— Start of STORED DATA —

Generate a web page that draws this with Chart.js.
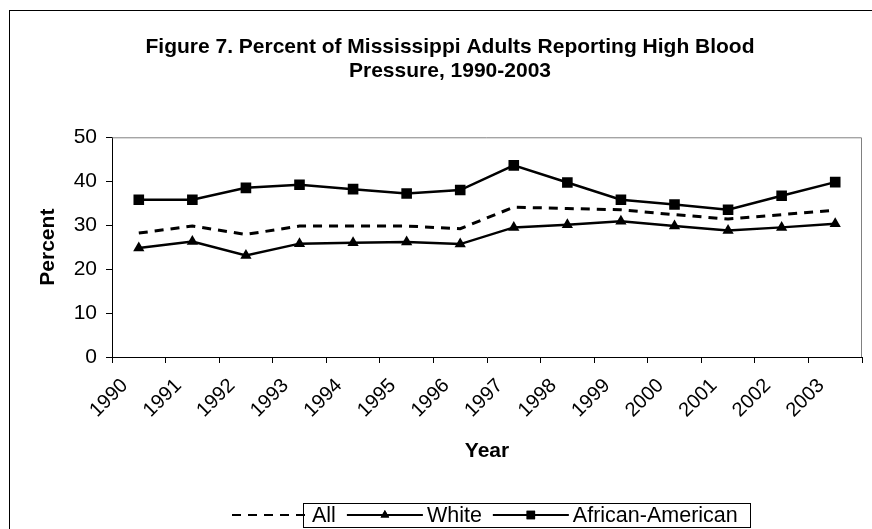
<!DOCTYPE html>
<html>
<head>
<meta charset="utf-8">
<script src="https://cdn.jsdelivr.net/npm/chart.js@4.4.1/dist/chart.umd.min.js"></script>
<style>
  html, body { margin: 0; padding: 0; background: #fff; }
  #wrap { position: relative; width: 872px; height: 529px; overflow: hidden; }
  #frame { position: absolute; left: 9px; top: 10px; width: 900px; height: 600px;
           border-left: 1px solid #000; border-top: 1px solid #000; }
  canvas { position: absolute; left: 0; top: 0; }
</style>
</head>
<body>
<div id="wrap">
  <div id="frame"></div>
  <canvas id="bpChart" width="872" height="529"></canvas>
</div>
<script>
// Data
const years = ['1990', '1991', '1992', '1993', '1994', '1995', '1996',
               '1997', '1998', '1999', '2000', '2001', '2002', '2003'];
const allValues = [28.2, 29.8, 27.9, 29.8, 29.8, 29.8, 29.2, 34.1, 33.8, 33.5, 32.4, 31.4, 32.4, 33.4];
const whiteValues = [24.8, 26.3, 23.1, 25.8, 26.0, 26.2, 25.7, 29.5, 30.1, 30.9, 29.8, 28.8, 29.5, 30.3];
const africanAmericanValues = [35.8, 35.8, 38.5, 39.2, 38.2, 37.2, 38.0, 43.6, 39.7, 35.8, 34.7, 33.5, 36.7, 39.8];
const seriesNames = ['All', 'White', 'African-American'];
const yTicks = [0, 10, 20, 30, 40, 50];

const FONT = "'Liberation Sans', Arial, sans-serif";

// Gray border on top/right of the plot area (Excel style)
const plotBorderPlugin = {
    id: 'plotBorder',
    beforeDatasetsDraw(chart) {
        const { ctx, chartArea } = chart;
        ctx.save();
        ctx.strokeStyle = '#808080';
        ctx.lineWidth = 1;
        ctx.beginPath();
        ctx.moveTo(chartArea.left, chartArea.top + 0.5);
        ctx.lineTo(chartArea.right - 0.5, chartArea.top + 0.5);
        ctx.lineTo(chartArea.right - 0.5, chartArea.bottom);
        ctx.stroke();
        ctx.restore();
    }
};

// Boxed legend with line + marker samples
const boxLegendPlugin = {
    id: 'boxLegend',
    afterDraw(chart) {
        const { ctx } = chart;
        const sets = chart.data.datasets;
        const boxLeft = 303, boxRight = 750, boxTop = 503, boxBottom = 527;
        const sampleLen = 76, midY = (boxTop + boxBottom) / 2;
        ctx.save();
        ctx.font = '21.5px ' + FONT;
        ctx.textBaseline = 'middle';
        ctx.fillStyle = '#000';
        let x = 312 - 4 - sampleLen;
        sets.forEach((ds) => {
            ctx.strokeStyle = '#000';
            ctx.lineWidth = 2;
            ctx.setLineDash(ds.borderDash || []);
            ctx.beginPath();
            ctx.moveTo(x, midY);
            ctx.lineTo(x + sampleLen, midY);
            ctx.stroke();
            ctx.setLineDash([]);
            if (ds.pointRadius > 0) {
                Chart.helpers.drawPoint(ctx, {
                    pointStyle: ds.pointStyle,
                    radius: ds.pointRadius - 1.5,
                    borderWidth: 0
                }, x + sampleLen / 2, midY);
                ctx.fill();
            }
            x += sampleLen + 4;
            ctx.fillText(ds.label, x, midY + 1);
            x += ctx.measureText(ds.label).width + 11;
        });
        ctx.lineWidth = 1;
        ctx.strokeStyle = '#000';
        ctx.strokeRect(boxLeft + 0.5, boxTop + 0.5, boxRight - boxLeft, boxBottom - boxTop);
        ctx.restore();
    }
};

const chart = new Chart(document.getElementById('bpChart'), {
    type: 'line',
    data: {
        labels: years,
        datasets: [
            {
                label: seriesNames[0],
                data: allValues,
                borderColor: '#000',
                borderWidth: 3,
                borderDash: [9, 7],
                pointRadius: 0,
                tension: 0
            },
            {
                label: seriesNames[1],
                data: whiteValues,
                borderColor: '#000',
                backgroundColor: '#000',
                borderWidth: 2.5,
                pointStyle: 'triangle',
                pointRadius: 6.5,
                pointBorderWidth: 0,
                tension: 0
            },
            {
                label: seriesNames[2],
                data: africanAmericanValues,
                borderColor: '#000',
                backgroundColor: '#000',
                borderWidth: 2.5,
                pointStyle: 'rect',
                pointRadius: 7.5,
                pointBorderWidth: 0,
                tension: 0
            }
        ]
    },
    options: {
        responsive: false,
        animation: false,
        layout: { padding: { left: 38, right: 10, top: 0, bottom: 60 } },
        plugins: {
            legend: { display: false },
            tooltip: { enabled: false },
            title: {
                display: true,
                text: ['Figure 7. Percent of Mississippi Adults Reporting High Blood', 'Pressure, 1990-2003'],
                color: '#000',
                font: { family: FONT, size: 21, weight: 'bold', lineHeight: 1.15 },
                padding: { top: 35, bottom: 54 }
            }
        },
        scales: {
            x: {
                offset: true,
                afterFit(scale) { scale.height = 112; },
                grid: { offset: true, drawOnChartArea: false, tickLength: 6, color: '#000' },
                border: { color: '#000', width: 1 },
                ticks: {
                    color: '#000',
                    font: { family: FONT, size: 20 },
                    minRotation: 45,
                    maxRotation: 45,
                    autoSkip: false,
                    labelOffset: -14,
                    padding: 11
                },
                title: {
                    display: true,
                    text: 'Year',
                    color: '#000',
                    font: { family: FONT, size: 21, weight: 'bold' },
                    padding: { top: 0, bottom: 5 }
                }
            },
            y: {
                min: 0,
                max: 50,
                afterBuildTicks(scale) {
                    scale.ticks = yTicks.map(v => ({ value: v }));
                },
                afterFit(scale) { scale.width = 74; },
                grid: { drawOnChartArea: false, tickLength: 6, color: '#000' },
                border: { color: '#000', width: 1 },
                ticks: { color: '#000', font: { family: FONT, size: 21 }, padding: 9 },
                title: {
                    display: true,
                    text: 'Percent',
                    color: '#000',
                    font: { family: FONT, size: 21, weight: 'bold', lineHeight: 1 },
                    padding: 0
                }
            }
        }
    },
    plugins: [plotBorderPlugin, boxLegendPlugin]
});
</script>
</body>
</html>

— End of STORED DATA —

**TASK TO CARRY OUT:**
Go through the material above and print all of it exactly, except the pictures.

**TASK RESPONSE:**
Generate a web page that draws this with Chart.js.
<!DOCTYPE html>
<html>
<head>
<meta charset="utf-8">
<script src="https://cdn.jsdelivr.net/npm/chart.js@4.4.1/dist/chart.umd.min.js"></script>
<style>
  html, body { margin: 0; padding: 0; background: #fff; }
  #wrap { position: relative; width: 872px; height: 529px; overflow: hidden; }
  #frame { position: absolute; left: 9px; top: 10px; width: 900px; height: 600px;
           border-left: 1px solid #000; border-top: 1px solid #000; }
  canvas { position: absolute; left: 0; top: 0; }
</style>
</head>
<body>
<div id="wrap">
  <div id="frame"></div>
  <canvas id="bpChart" width="872" height="529"></canvas>
</div>
<script>
// Data
const years = ['1990', '1991', '1992', '1993', '1994', '1995', '1996',
               '1997', '1998', '1999', '2000', '2001', '2002', '2003'];
const allValues = [28.2, 29.8, 27.9, 29.8, 29.8, 29.8, 29.2, 34.1, 33.8, 33.5, 32.4, 31.4, 32.4, 33.4];
const whiteValues = [24.8, 26.3, 23.1, 25.8, 26.0, 26.2, 25.7, 29.5, 30.1, 30.9, 29.8, 28.8, 29.5, 30.3];
const africanAmericanValues = [35.8, 35.8, 38.5, 39.2, 38.2, 37.2, 38.0, 43.6, 39.7, 35.8, 34.7, 33.5, 36.7, 39.8];
const seriesNames = ['All', 'White', 'African-American'];
const yTicks = [0, 10, 20, 30, 40, 50];

const FONT = "'Liberation Sans', Arial, sans-serif";

// Gray border on top/right of the plot area (Excel style)
const plotBorderPlugin = {
    id: 'plotBorder',
    beforeDatasetsDraw(chart) {
        const { ctx, chartArea } = chart;
        ctx.save();
        ctx.strokeStyle = '#808080';
        ctx.lineWidth = 1;
        ctx.beginPath();
        ctx.moveTo(chartArea.left, chartArea.top + 0.5);
        ctx.lineTo(chartArea.right - 0.5, chartArea.top + 0.5);
        ctx.lineTo(chartArea.right - 0.5, chartArea.bottom);
        ctx.stroke();
        ctx.restore();
    }
};

// Boxed legend with line + marker samples
const boxLegendPlugin = {
    id: 'boxLegend',
    afterDraw(chart) {
        const { ctx } = chart;
        const sets = chart.data.datasets;
        const boxLeft = 303, boxRight = 750, boxTop = 503, boxBottom = 527;
        const sampleLen = 76, midY = (boxTop + boxBottom) / 2;
        ctx.save();
        ctx.font = '21.5px ' + FONT;
        ctx.textBaseline = 'middle';
        ctx.fillStyle = '#000';
        let x = 312 - 4 - sampleLen;
        sets.forEach((ds) => {
            ctx.strokeStyle = '#000';
            ctx.lineWidth = 2;
            ctx.setLineDash(ds.borderDash || []);
            ctx.beginPath();
            ctx.moveTo(x, midY);
            ctx.lineTo(x + sampleLen, midY);
            ctx.stroke();
            ctx.setLineDash([]);
            if (ds.pointRadius > 0) {
                Chart.helpers.drawPoint(ctx, {
                    pointStyle: ds.pointStyle,
                    radius: ds.pointRadius - 1.5,
                    borderWidth: 0
                }, x + sampleLen / 2, midY);
                ctx.fill();
            }
            x += sampleLen + 4;
            ctx.fillText(ds.label, x, midY + 1);
            x += ctx.measureText(ds.label).width + 11;
        });
        ctx.lineWidth = 1;
        ctx.strokeStyle = '#000';
        ctx.strokeRect(boxLeft + 0.5, boxTop + 0.5, boxRight - boxLeft, boxBottom - boxTop);
        ctx.restore();
    }
};

const chart = new Chart(document.getElementById('bpChart'), {
    type: 'line',
    data: {
        labels: years,
        datasets: [
            {
                label: seriesNames[0],
                data: allValues,
                borderColor: '#000',
                borderWidth: 3,
                borderDash: [9, 7],
                pointRadius: 0,
                tension: 0
            },
            {
                label: seriesNames[1],
                data: whiteValues,
                borderColor: '#000',
                backgroundColor: '#000',
                borderWidth: 2.5,
                pointStyle: 'triangle',
                pointRadius: 6.5,
                pointBorderWidth: 0,
                tension: 0
            },
            {
                label: seriesNames[2],
                data: africanAmericanValues,
                borderColor: '#000',
                backgroundColor: '#000',
                borderWidth: 2.5,
                pointStyle: 'rect',
                pointRadius: 7.5,
                pointBorderWidth: 0,
                tension: 0
            }
        ]
    },
    options: {
        responsive: false,
        animation: false,
        layout: { padding: { left: 38, right: 10, top: 0, bottom: 60 } },
        plugins: {
            legend: { display: false },
            tooltip: { enabled: false },
            title: {
                display: true,
                text: ['Figure 7. Percent of Mississippi Adults Reporting High Blood', 'Pressure, 1990-2003'],
                color: '#000',
                font: { family: FONT, size: 21, weight: 'bold', lineHeight: 1.15 },
                padding: { top: 35, bottom: 54 }
            }
        },
        scales: {
            x: {
                offset: true,
                afterFit(scale) { scale.height = 112; },
                grid: { offset: true, drawOnChartArea: false, tickLength: 6, color: '#000' },
                border: { color: '#000', width: 1 },
                ticks: {
                    color: '#000',
                    font: { family: FONT, size: 20 },
                    minRotation: 45,
                    maxRotation: 45,
                    autoSkip: false,
                    labelOffset: -14,
                    padding: 11
                },
                title: {
                    display: true,
                    text: 'Year',
                    color: '#000',
                    font: { family: FONT, size: 21, weight: 'bold' },
                    padding: { top: 0, bottom: 5 }
                }
            },
            y: {
                min: 0,
                max: 50,
                afterBuildTicks(scale) {
                    scale.ticks = yTicks.map(v => ({ value: v }));
                },
                afterFit(scale) { scale.width = 74; },
                grid: { drawOnChartArea: false, tickLength: 6, color: '#000' },
                border: { color: '#000', width: 1 },
                ticks: { color: '#000', font: { family: FONT, size: 21 }, padding: 9 },
                title: {
                    display: true,
                    text: 'Percent',
                    color: '#000',
                    font: { family: FONT, size: 21, weight: 'bold', lineHeight: 1 },
                    padding: 0
                }
            }
        }
    },
    plugins: [plotBorderPlugin, boxLegendPlugin]
});
</script>
</body>
</html>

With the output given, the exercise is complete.